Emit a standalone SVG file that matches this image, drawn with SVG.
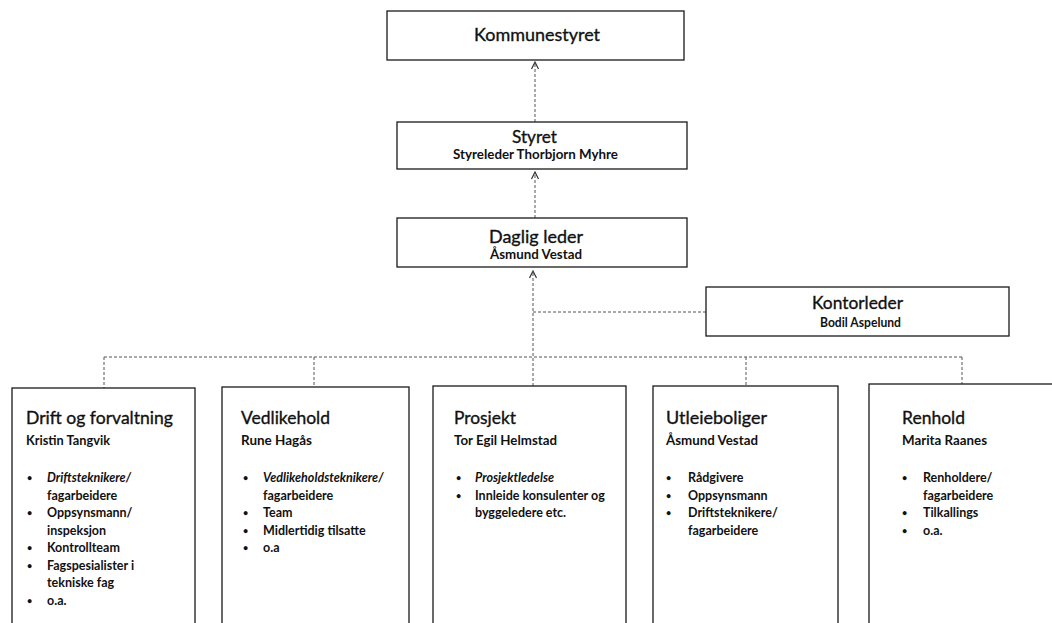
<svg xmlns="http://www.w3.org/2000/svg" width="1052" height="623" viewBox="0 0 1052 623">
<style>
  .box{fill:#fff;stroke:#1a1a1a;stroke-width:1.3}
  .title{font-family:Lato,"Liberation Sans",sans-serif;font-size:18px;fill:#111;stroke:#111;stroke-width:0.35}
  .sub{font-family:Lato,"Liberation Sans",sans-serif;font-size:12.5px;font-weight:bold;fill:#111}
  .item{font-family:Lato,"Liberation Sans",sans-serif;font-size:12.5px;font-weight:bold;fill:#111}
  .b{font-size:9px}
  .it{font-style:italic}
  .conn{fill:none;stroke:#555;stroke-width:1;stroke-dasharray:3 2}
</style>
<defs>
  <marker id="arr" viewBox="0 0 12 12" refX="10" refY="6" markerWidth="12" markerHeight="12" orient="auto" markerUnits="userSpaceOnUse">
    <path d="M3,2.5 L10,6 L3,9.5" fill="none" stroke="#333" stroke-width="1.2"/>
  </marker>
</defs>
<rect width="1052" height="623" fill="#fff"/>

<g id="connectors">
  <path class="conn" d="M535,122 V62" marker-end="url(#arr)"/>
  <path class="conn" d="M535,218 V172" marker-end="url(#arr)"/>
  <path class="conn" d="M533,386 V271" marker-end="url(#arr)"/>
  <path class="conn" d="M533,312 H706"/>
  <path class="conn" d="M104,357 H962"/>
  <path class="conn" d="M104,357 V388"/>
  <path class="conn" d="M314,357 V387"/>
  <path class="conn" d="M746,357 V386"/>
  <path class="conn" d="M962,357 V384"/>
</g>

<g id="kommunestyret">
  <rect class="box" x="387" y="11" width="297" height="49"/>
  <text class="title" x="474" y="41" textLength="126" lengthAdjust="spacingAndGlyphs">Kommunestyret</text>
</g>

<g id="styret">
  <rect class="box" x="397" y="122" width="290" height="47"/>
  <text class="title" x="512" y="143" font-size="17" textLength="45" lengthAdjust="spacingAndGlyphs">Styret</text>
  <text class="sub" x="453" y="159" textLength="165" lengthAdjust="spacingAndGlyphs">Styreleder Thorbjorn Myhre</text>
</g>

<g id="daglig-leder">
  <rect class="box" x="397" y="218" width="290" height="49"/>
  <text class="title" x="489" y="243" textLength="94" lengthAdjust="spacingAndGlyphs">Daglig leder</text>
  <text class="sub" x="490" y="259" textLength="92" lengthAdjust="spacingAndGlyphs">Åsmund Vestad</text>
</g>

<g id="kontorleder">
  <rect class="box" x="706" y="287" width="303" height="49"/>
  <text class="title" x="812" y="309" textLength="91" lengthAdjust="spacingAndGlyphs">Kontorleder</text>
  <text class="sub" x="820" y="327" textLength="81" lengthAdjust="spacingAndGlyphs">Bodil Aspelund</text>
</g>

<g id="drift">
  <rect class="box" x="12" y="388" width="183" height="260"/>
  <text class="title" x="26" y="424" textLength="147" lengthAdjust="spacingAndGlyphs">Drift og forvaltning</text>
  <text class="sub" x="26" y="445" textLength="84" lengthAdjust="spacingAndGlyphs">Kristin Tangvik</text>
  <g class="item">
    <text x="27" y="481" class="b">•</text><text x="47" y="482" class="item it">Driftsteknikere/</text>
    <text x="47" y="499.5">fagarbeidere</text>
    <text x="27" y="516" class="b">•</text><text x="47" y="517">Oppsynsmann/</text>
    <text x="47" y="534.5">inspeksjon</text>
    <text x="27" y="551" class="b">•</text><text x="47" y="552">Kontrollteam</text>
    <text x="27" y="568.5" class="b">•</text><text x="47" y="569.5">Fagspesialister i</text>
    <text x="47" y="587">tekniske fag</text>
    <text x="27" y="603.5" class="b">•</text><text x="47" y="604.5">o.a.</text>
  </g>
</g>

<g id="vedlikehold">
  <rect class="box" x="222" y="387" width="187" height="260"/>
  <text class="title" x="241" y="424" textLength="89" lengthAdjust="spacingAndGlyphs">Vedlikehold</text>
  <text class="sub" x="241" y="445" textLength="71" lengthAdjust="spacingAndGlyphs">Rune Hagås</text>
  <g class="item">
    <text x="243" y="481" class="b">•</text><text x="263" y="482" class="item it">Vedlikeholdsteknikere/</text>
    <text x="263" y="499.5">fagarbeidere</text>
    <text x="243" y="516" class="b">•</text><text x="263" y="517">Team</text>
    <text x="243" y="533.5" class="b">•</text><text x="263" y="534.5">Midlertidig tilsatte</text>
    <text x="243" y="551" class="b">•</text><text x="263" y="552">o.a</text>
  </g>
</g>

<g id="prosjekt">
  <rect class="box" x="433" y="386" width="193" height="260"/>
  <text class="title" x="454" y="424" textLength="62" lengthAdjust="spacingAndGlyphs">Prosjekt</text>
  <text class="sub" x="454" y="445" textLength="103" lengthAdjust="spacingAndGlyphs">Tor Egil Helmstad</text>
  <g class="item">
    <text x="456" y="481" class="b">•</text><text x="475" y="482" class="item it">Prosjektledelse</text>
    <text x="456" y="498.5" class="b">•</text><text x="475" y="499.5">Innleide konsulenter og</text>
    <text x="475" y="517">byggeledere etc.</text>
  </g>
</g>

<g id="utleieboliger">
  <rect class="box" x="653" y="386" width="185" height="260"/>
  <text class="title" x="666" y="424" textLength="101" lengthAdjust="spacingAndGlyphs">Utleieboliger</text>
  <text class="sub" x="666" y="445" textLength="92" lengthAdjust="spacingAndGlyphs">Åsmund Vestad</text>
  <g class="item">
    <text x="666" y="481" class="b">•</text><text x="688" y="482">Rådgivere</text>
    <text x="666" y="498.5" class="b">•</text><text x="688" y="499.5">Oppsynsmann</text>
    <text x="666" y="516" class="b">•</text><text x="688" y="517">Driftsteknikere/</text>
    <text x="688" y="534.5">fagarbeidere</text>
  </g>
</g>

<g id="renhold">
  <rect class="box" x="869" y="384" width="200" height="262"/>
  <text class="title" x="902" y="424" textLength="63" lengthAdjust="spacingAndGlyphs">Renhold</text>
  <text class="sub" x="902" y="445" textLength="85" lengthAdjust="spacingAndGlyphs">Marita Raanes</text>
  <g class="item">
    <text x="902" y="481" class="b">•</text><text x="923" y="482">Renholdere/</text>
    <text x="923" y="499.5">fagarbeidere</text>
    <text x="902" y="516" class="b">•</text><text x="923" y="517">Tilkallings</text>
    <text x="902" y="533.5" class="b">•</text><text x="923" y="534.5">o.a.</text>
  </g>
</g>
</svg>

-- -- --

• PROBLEM DETAILS
Make an exact copy of the data, leaving its pictures out.

• RESULT BELOW
Emit a standalone SVG file that matches this image, drawn with SVG.
<svg xmlns="http://www.w3.org/2000/svg" width="1052" height="623" viewBox="0 0 1052 623">
<style>
  .box{fill:#fff;stroke:#1a1a1a;stroke-width:1.3}
  .title{font-family:Lato,"Liberation Sans",sans-serif;font-size:18px;fill:#111;stroke:#111;stroke-width:0.35}
  .sub{font-family:Lato,"Liberation Sans",sans-serif;font-size:12.5px;font-weight:bold;fill:#111}
  .item{font-family:Lato,"Liberation Sans",sans-serif;font-size:12.5px;font-weight:bold;fill:#111}
  .b{font-size:9px}
  .it{font-style:italic}
  .conn{fill:none;stroke:#555;stroke-width:1;stroke-dasharray:3 2}
</style>
<defs>
  <marker id="arr" viewBox="0 0 12 12" refX="10" refY="6" markerWidth="12" markerHeight="12" orient="auto" markerUnits="userSpaceOnUse">
    <path d="M3,2.5 L10,6 L3,9.5" fill="none" stroke="#333" stroke-width="1.2"/>
  </marker>
</defs>
<rect width="1052" height="623" fill="#fff"/>

<g id="connectors">
  <path class="conn" d="M535,122 V62" marker-end="url(#arr)"/>
  <path class="conn" d="M535,218 V172" marker-end="url(#arr)"/>
  <path class="conn" d="M533,386 V271" marker-end="url(#arr)"/>
  <path class="conn" d="M533,312 H706"/>
  <path class="conn" d="M104,357 H962"/>
  <path class="conn" d="M104,357 V388"/>
  <path class="conn" d="M314,357 V387"/>
  <path class="conn" d="M746,357 V386"/>
  <path class="conn" d="M962,357 V384"/>
</g>

<g id="kommunestyret">
  <rect class="box" x="387" y="11" width="297" height="49"/>
  <text class="title" x="474" y="41" textLength="126" lengthAdjust="spacingAndGlyphs">Kommunestyret</text>
</g>

<g id="styret">
  <rect class="box" x="397" y="122" width="290" height="47"/>
  <text class="title" x="512" y="143" font-size="17" textLength="45" lengthAdjust="spacingAndGlyphs">Styret</text>
  <text class="sub" x="453" y="159" textLength="165" lengthAdjust="spacingAndGlyphs">Styreleder Thorbjorn Myhre</text>
</g>

<g id="daglig-leder">
  <rect class="box" x="397" y="218" width="290" height="49"/>
  <text class="title" x="489" y="243" textLength="94" lengthAdjust="spacingAndGlyphs">Daglig leder</text>
  <text class="sub" x="490" y="259" textLength="92" lengthAdjust="spacingAndGlyphs">Åsmund Vestad</text>
</g>

<g id="kontorleder">
  <rect class="box" x="706" y="287" width="303" height="49"/>
  <text class="title" x="812" y="309" textLength="91" lengthAdjust="spacingAndGlyphs">Kontorleder</text>
  <text class="sub" x="820" y="327" textLength="81" lengthAdjust="spacingAndGlyphs">Bodil Aspelund</text>
</g>

<g id="drift">
  <rect class="box" x="12" y="388" width="183" height="260"/>
  <text class="title" x="26" y="424" textLength="147" lengthAdjust="spacingAndGlyphs">Drift og forvaltning</text>
  <text class="sub" x="26" y="445" textLength="84" lengthAdjust="spacingAndGlyphs">Kristin Tangvik</text>
  <g class="item">
    <text x="27" y="481" class="b">•</text><text x="47" y="482" class="item it">Driftsteknikere/</text>
    <text x="47" y="499.5">fagarbeidere</text>
    <text x="27" y="516" class="b">•</text><text x="47" y="517">Oppsynsmann/</text>
    <text x="47" y="534.5">inspeksjon</text>
    <text x="27" y="551" class="b">•</text><text x="47" y="552">Kontrollteam</text>
    <text x="27" y="568.5" class="b">•</text><text x="47" y="569.5">Fagspesialister i</text>
    <text x="47" y="587">tekniske fag</text>
    <text x="27" y="603.5" class="b">•</text><text x="47" y="604.5">o.a.</text>
  </g>
</g>

<g id="vedlikehold">
  <rect class="box" x="222" y="387" width="187" height="260"/>
  <text class="title" x="241" y="424" textLength="89" lengthAdjust="spacingAndGlyphs">Vedlikehold</text>
  <text class="sub" x="241" y="445" textLength="71" lengthAdjust="spacingAndGlyphs">Rune Hagås</text>
  <g class="item">
    <text x="243" y="481" class="b">•</text><text x="263" y="482" class="item it">Vedlikeholdsteknikere/</text>
    <text x="263" y="499.5">fagarbeidere</text>
    <text x="243" y="516" class="b">•</text><text x="263" y="517">Team</text>
    <text x="243" y="533.5" class="b">•</text><text x="263" y="534.5">Midlertidig tilsatte</text>
    <text x="243" y="551" class="b">•</text><text x="263" y="552">o.a</text>
  </g>
</g>

<g id="prosjekt">
  <rect class="box" x="433" y="386" width="193" height="260"/>
  <text class="title" x="454" y="424" textLength="62" lengthAdjust="spacingAndGlyphs">Prosjekt</text>
  <text class="sub" x="454" y="445" textLength="103" lengthAdjust="spacingAndGlyphs">Tor Egil Helmstad</text>
  <g class="item">
    <text x="456" y="481" class="b">•</text><text x="475" y="482" class="item it">Prosjektledelse</text>
    <text x="456" y="498.5" class="b">•</text><text x="475" y="499.5">Innleide konsulenter og</text>
    <text x="475" y="517">byggeledere etc.</text>
  </g>
</g>

<g id="utleieboliger">
  <rect class="box" x="653" y="386" width="185" height="260"/>
  <text class="title" x="666" y="424" textLength="101" lengthAdjust="spacingAndGlyphs">Utleieboliger</text>
  <text class="sub" x="666" y="445" textLength="92" lengthAdjust="spacingAndGlyphs">Åsmund Vestad</text>
  <g class="item">
    <text x="666" y="481" class="b">•</text><text x="688" y="482">Rådgivere</text>
    <text x="666" y="498.5" class="b">•</text><text x="688" y="499.5">Oppsynsmann</text>
    <text x="666" y="516" class="b">•</text><text x="688" y="517">Driftsteknikere/</text>
    <text x="688" y="534.5">fagarbeidere</text>
  </g>
</g>

<g id="renhold">
  <rect class="box" x="869" y="384" width="200" height="262"/>
  <text class="title" x="902" y="424" textLength="63" lengthAdjust="spacingAndGlyphs">Renhold</text>
  <text class="sub" x="902" y="445" textLength="85" lengthAdjust="spacingAndGlyphs">Marita Raanes</text>
  <g class="item">
    <text x="902" y="481" class="b">•</text><text x="923" y="482">Renholdere/</text>
    <text x="923" y="499.5">fagarbeidere</text>
    <text x="902" y="516" class="b">•</text><text x="923" y="517">Tilkallings</text>
    <text x="902" y="533.5" class="b">•</text><text x="923" y="534.5">o.a.</text>
  </g>
</g>
</svg>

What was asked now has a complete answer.